Louis Menand’s The Marketplace of Ideas has come out and is generating a fair amount of discussion online. I found the excerpt from it published in Harvard Magazine interesting, particularly his emphasis on some of the indirect costs of professionalization. But the suggestions he made there about reforming PhD programs seemed at once wildly impractical and strangely dismissive of the content of humanities research--strange, that is, from someone who seems to have a fairly strong profile as a researcher himself. I’m interested enough, I think, to read the book and see what he’s really arguing for (or against, or about). The Valve seems like a place where a lot of people hang out who might have ideas about things like ‘reform and resistance’ in the academy. Should we have an informal book event of some kind?

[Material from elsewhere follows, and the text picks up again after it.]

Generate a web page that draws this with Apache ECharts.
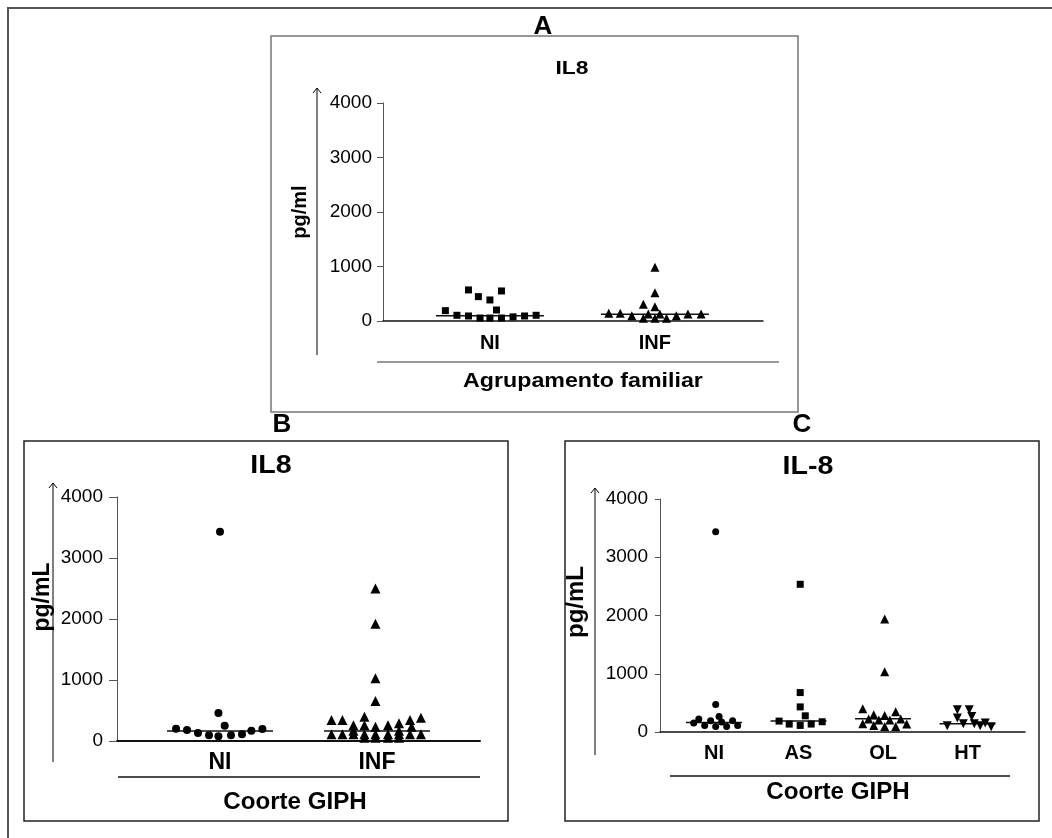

Perhaps just setting a date by which anyone interested will read it (in a month or so, say) and then we’ll have an opening post and everyone can jump in in the comments?
Comments
That’s an interesting argument, I just don’t know if I can get through an entire book devoted to the subject.
Well, so far it looks like I’d be talking to myself…
But the suggestions he made there about reforming PhD programs seemed at once wildly impractical and strangely dismissive of the content of humanities research--strange, that is, from someone who seems to have a fairly strong profile as a researcher himself.
Well, yeah. I read the Harvard Mag piece and a review in Slate and maybe something else, & I’m not inspired to read the whole thing. What sticks in my mind are two things: 1) we gotta’ cut down on the time it takes to get a humanities Ph D and 2) we’ve been done-in by our own self-perpetuating professionalism. On the first, way back in the late 1960s DC Allen chaired a committee that made the same recommendation to the MLA. I think it’s a good idea. But it also seems like a golden oldie that keeps getting recommended and nothing’s done so I can’t give him points for recycling it. And the too-much professionalism argument has been around a long time as well. What I want to know is how are the humanities disciplines any different from other disciplines on this point?
Re: I think it’s a good idea, that is, reducing the time to degree, perhaps it is an idea worth reconsidering under current conditions.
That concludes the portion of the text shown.